- DO THIS
Retype word for word the first line of the listing and each line after it up to the line with "(b6) at (12,328.6)", with the pictures taken out.

- RAW DATA
[Begin]
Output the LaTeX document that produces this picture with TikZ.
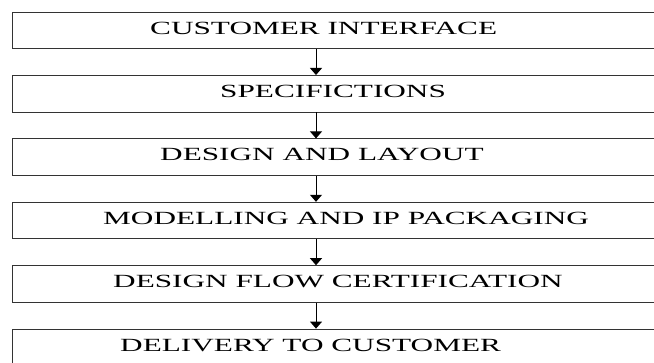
\documentclass[tikz,border=0pt]{standalone}
\usepackage{fontspec}
\setmainfont[FakeStretch=1.68]{Liberation Serif}
\usetikzlibrary{calc,arrows.meta}

\begin{document}
\begin{tikzpicture}[x=1pt,y=-1pt]
    \tikzstyle{stage}=[draw=black!80, line width=0.9pt, rectangle, minimum width=680pt, minimum height=36.6pt, anchor=north west, inner sep=0pt];
    \tikzstyle{caption}=[anchor=base west, inner sep=0pt, font=\fontsize{18.6}{20}\selectfont];
    \tikzstyle{flow}=[draw=black, line width=0.9pt, -{Triangle[width=12pt,length=7pt]}];

    % page frame, boxes run off the right edge
    \useasboundingbox (0,0) rectangle (654,363);
    \clip (0,0) rectangle (654,363);

    % the six stages
    \node[stage] (b1) at (12,11.7) {};
    \node[stage] (b2) at (12,75) {};
    \node[stage] (b3) at (12,138.4) {};
    \node[stage] (b4) at (12,201.8) {};
    \node[stage] (b5) at (12,265.2) {};
    \node[stage] (b6) at (12,328.6) {};

    % labels, each set a little off centre
    \node[caption] (t1) at ($(b1.north west)+(138,22.6)$) {CUSTOMER INTERFACE};
    \node[caption] (t2) at ($(b2.north west)+(208,22.6)$) {SPECIFICTIONS};
    \node[caption] (t3) at ($(b3.north west)+(148,22.6)$) {DESIGN AND LAYOUT};
    \node[caption] (t4) at ($(b4.north west)+(91,22.6)$) {MODELLING AND IP PACKAGING};
    \node[caption] (t5) at ($(b5.north west)+(101,22.6)$) {DESIGN FLOW CERTIFICATION};
    \node[caption] (t6) at ($(b6.north west)+(108,22.6)$) {DELIVERY TO CUSTOMER};

    % arrows between the stages
    \foreach \a/\b in {b1/b2,b2/b3,b3/b4,b4/b5,b5/b6}
        \draw[flow] ($(\a.south west)+(304,0)$) -- ($(\b.north west)+(304,0)$);
\end{tikzpicture}
\end{document}
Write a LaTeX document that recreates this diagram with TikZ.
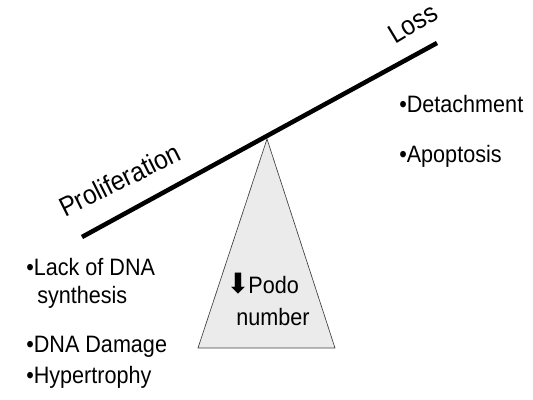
\documentclass[tikz,border=0pt]{standalone}
\usepackage{fontspec}
\setmainfont{Liberation Sans}[FakeStretch=0.91]
\newfontfamily\symfont{DejaVu Sans}
\usepackage{tikz}
\usetikzlibrary{positioning}

\tikzset{
  item/.style={anchor=base west, inner sep=0pt, font=\fontsize{17.8}{21}\selectfont},
  side/.style={anchor=base west, inner sep=0pt, font=\fontsize{20.3}{24}\selectfont},
  fulcrum/.style={draw=black!75, line width=0.5pt, fill=black!8},
  beam/.style={line width=3.4pt, line cap=butt}
}

\begin{document}
\begin{tikzpicture}[x=0.75pt, y=-0.75pt]
  \useasboundingbox (0,0) rectangle (533,400);

  % balance
  \coordinate (apex) at (267,139);
  \coordinate (baseL) at (198,348);
  \coordinate (baseR) at (335,348);
  \coordinate (beamL) at (82,237);
  \coordinate (beamR) at (437,43);

  \draw[fulcrum] (apex) -- (baseR) -- (baseL) -- cycle;
  \draw[beam] (beamL) -- (beamR);

  \node[side, rotate=26.5] (prolif) at (65,218) {Proliferation};
  \node[side, rotate=31] (loss) at (395,45) {Loss};

  \node[item] (podo) at (226,293) {{\symfont\fontsize{21}{22}\selectfont ⬇}\kern-1pt Podo};
  \node[item] (num) at (236,325) {number};

  % right side
  \node[item] (detach) at (399,112) {•Detachment};
  \node[item] (apopt) at (399,162) {•Apoptosis};

  % left side
  \node[item] (lack) at (26,275) {•Lack of DNA};
  \node[item] (synth) at (37,303) {synthesis};
  \node[item] (damage) at (26,352) {•DNA Damage};
  \node[item] (hyper) at (26,383) {•Hypertrophy};
\end{tikzpicture}
\end{document}
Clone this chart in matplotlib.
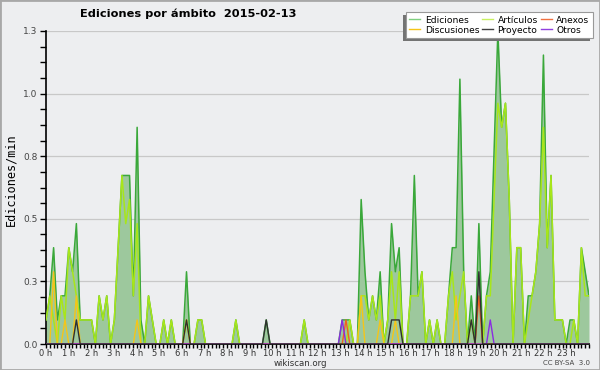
[End]
- RESULT OF THIS TASK
Output the LaTeX document that produces this picture with TikZ.
\documentclass[tikz,border=0pt]{standalone}
\usepackage{fontspec}
\setmainfont[FakeStretch=1.68]{Liberation Serif}
\usetikzlibrary{calc,arrows.meta}

\begin{document}
\begin{tikzpicture}[x=1pt,y=-1pt]
    \tikzstyle{stage}=[draw=black!80, line width=0.9pt, rectangle, minimum width=680pt, minimum height=36.6pt, anchor=north west, inner sep=0pt];
    \tikzstyle{caption}=[anchor=base west, inner sep=0pt, font=\fontsize{18.6}{20}\selectfont];
    \tikzstyle{flow}=[draw=black, line width=0.9pt, -{Triangle[width=12pt,length=7pt]}];

    % page frame, boxes run off the right edge
    \useasboundingbox (0,0) rectangle (654,363);
    \clip (0,0) rectangle (654,363);

    % the six stages
    \node[stage] (b1) at (12,11.7) {};
    \node[stage] (b2) at (12,75) {};
    \node[stage] (b3) at (12,138.4) {};
    \node[stage] (b4) at (12,201.8) {};
    \node[stage] (b5) at (12,265.2) {};
    \node[stage] (b6) at (12,328.6) {};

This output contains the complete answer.